After the travel ban, some companies acknowledged the unease employees were feeling. In a letter to workers last Sunday, Starbucks chief executive Howard Schultz wrote, “I am hearing the alarm you all are sounding that the civility and human rights we have all taken for granted for so long are under attack.” Tim Ryan, U.S. chairman of PricewaterhouseCoopers, wrote that some employees “have also written simply to share their fear, concern and desire to help those who need help.”
Technology workplaces, in particular, have been focused on the travel ban. Aaron Levie, CEO of Redwood City, Calif.-based Box, who has spoken out against the ban, told The Washington Post in an interview that “this is an active and ongoing issue. This is a major topic of discussion in our office.”
An official with another major technology firm, who spoke on the condition of anonymity in order to be candid, said that on Monday, “productivity was next to zero” after Trump’s travel order. “People are not just concerned about the future of their jobs. They’re concerned about the future of their country. It’s a very difficult environment under which you’re expected to produce creative and innovative ideas. It is a constant, constant topic.”
Some employers say their workers are paying heavy attention to the onslaught, and that it isn’t helping the mood, even if they aren’t yet seeing signs that it’s hurting productivity.
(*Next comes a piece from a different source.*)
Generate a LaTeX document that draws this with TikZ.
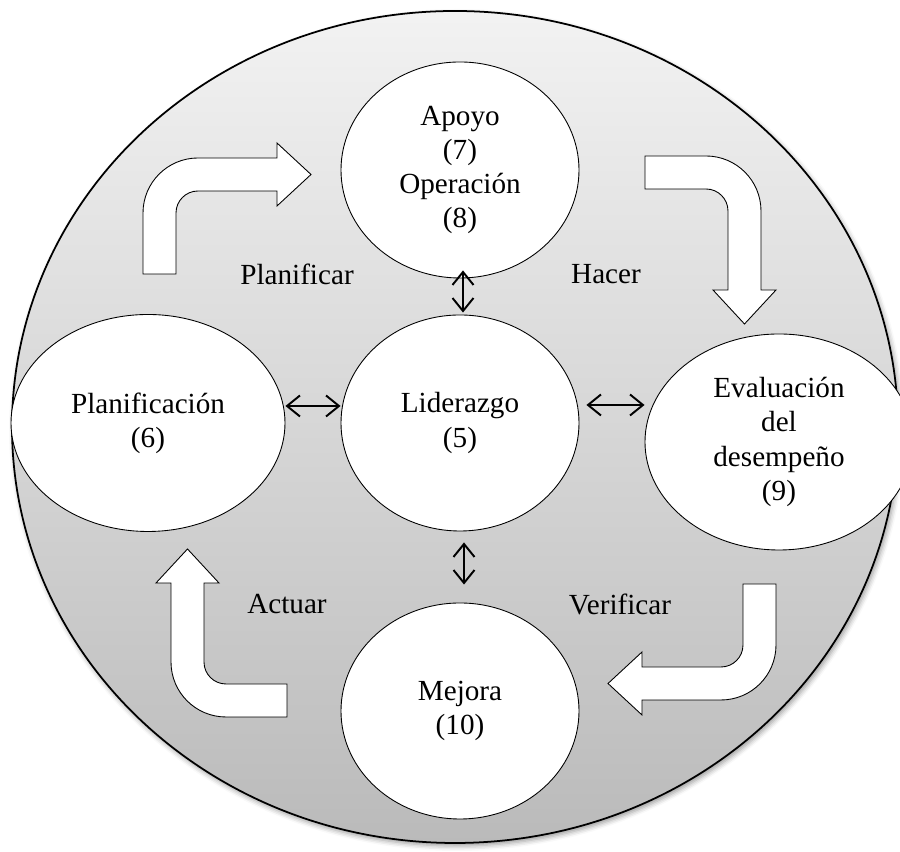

Adam Ochstein, CEO of StratEx, a software company in Chicago, says most of his employees — many of which are younger and lean Democratic — have two monitors at their desktop. He often sees one of them tuned to CNN or Cabinet hearings.
“I don’t know if it’s the fact that Chicago has had a nine-day streak with no sun,” he said Wednesday, “or if we’ve got tired folks staring at Twitter and CNN. But there seems to be a mood and a sentiment that’s grayer, and heavier.”
Ben Dattner, an organizational psychologist based in New York, said that the advice he usually gives leaders during times of change or crisis doesn’t apply now. He typically advises having leaders say, “Here’s what we know, here’s what we don’t know.” But “in the current situation, it’s hard to say that.”
In New Castle, Del., Joanne Lee, vice president of human resources at beverage distributor N.K.S. Distributors, said workers at her 130person company are split down the middle, politically.
“I think people are just sitting on the edge of their seat, hoping it doesn’t cause a big disruption,” she said. “There was a lot of chatter before the election. Now I think people just want peace.”